Nothing of waterway interest that is. But the town has two features of interest to anyone with a more general appreciation of transport and, in particular, railways.
One is a magnificent railway viaduct, opened in 1857 and closed about 100 years later, that cuts a high-level swathe across the town centre and the valley of the River Orb.
Its 37 arches give it a length of 713 metres and, remarkably, given that it must have cost a fortune to build, it's actually situated on a relatively minor branch line that served only a bauxite mine in the hills north of the town.
Bedarieux also has a passenger railway - and one which is still open. Once considered to be a main line with through trains to Paris, its now very much a secondary route with a typically eccentric French train service. Each of the dozen or so daily trains from Beziers continues to different destinations on the line and about half get no further than Bedarieux itself.

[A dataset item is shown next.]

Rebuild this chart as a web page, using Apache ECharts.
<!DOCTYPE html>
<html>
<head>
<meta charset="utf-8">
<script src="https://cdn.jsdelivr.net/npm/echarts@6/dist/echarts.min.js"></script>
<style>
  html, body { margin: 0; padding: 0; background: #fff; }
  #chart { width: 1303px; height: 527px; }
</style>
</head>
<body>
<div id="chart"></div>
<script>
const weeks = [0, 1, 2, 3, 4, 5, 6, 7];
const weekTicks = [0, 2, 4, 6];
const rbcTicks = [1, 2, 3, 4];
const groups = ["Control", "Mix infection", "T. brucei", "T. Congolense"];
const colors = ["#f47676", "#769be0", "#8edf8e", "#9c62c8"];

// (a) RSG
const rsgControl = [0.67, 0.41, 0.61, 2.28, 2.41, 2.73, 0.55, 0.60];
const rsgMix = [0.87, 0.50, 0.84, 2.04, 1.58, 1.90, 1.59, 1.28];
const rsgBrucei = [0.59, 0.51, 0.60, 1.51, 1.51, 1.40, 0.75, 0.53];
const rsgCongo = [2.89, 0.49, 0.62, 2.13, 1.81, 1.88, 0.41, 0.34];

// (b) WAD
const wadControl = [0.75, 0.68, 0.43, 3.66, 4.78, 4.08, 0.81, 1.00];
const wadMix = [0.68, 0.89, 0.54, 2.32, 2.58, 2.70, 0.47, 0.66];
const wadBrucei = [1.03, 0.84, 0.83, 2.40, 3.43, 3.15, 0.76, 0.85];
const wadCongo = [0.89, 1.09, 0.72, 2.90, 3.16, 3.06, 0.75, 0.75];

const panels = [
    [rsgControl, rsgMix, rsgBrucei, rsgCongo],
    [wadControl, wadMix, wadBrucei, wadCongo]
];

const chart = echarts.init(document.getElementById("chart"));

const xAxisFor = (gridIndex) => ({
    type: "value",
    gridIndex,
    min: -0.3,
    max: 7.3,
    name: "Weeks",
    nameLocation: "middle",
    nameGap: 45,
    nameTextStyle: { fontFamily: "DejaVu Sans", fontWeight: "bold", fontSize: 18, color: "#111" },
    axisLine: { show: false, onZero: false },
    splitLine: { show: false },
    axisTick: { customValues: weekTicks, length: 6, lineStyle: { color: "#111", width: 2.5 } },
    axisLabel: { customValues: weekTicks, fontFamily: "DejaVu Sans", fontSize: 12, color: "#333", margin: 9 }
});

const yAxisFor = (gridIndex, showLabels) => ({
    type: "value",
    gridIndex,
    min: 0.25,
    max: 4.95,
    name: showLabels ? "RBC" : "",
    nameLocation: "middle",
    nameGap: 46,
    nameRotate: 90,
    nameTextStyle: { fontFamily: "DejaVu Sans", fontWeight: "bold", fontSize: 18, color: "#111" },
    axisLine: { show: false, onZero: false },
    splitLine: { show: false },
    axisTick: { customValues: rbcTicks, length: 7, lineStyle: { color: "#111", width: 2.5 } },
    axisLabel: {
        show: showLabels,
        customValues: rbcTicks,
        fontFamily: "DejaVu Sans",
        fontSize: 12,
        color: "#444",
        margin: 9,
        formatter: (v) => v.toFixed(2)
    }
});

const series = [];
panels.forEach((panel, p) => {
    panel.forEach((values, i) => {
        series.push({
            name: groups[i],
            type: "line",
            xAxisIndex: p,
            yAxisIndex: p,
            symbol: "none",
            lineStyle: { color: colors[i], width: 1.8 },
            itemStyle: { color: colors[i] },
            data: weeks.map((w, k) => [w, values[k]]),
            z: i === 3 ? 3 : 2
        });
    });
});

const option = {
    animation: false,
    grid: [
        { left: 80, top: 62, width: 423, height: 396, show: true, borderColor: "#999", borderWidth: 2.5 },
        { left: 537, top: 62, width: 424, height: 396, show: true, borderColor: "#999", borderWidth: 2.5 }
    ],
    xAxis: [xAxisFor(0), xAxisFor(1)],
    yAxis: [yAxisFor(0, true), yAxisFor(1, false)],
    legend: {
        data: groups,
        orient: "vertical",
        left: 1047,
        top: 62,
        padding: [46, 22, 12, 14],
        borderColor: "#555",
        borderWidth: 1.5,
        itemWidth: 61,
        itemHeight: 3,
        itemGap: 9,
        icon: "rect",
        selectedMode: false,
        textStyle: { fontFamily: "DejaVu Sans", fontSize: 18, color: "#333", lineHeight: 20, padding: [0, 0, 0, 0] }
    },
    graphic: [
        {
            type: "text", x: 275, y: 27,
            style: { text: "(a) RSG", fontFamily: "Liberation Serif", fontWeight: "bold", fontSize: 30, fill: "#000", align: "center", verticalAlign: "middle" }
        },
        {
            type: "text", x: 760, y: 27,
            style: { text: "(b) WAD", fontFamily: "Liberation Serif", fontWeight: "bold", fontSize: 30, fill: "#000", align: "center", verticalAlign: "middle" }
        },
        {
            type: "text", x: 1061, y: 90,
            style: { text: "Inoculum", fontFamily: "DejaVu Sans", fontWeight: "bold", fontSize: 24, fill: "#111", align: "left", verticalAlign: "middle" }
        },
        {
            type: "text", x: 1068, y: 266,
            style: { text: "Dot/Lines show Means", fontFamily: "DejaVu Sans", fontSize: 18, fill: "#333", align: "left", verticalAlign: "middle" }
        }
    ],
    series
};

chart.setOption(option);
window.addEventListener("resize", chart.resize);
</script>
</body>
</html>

Each train is a law unto itself as to when it runs. A few are "tous les jours" but others run only once a twice a week, some run on schooldays only and there's even one that runs on Sunday evenings during school terms only. Some are permanently replaced by buses. Here's the summer timetable. Not everything about French railways is better than ours!
The one feature of Bedarieux's surviving rail line is its station. Serving what is by any standard only a small market town and with only a handful of trains a day it nevertheless boasts this magnificent station roof:
Erected in 1903 it was paid for not by the railway company but by a local benefactor who just wished to keep the citizens of the town warm and dry whilst waiting for their trains.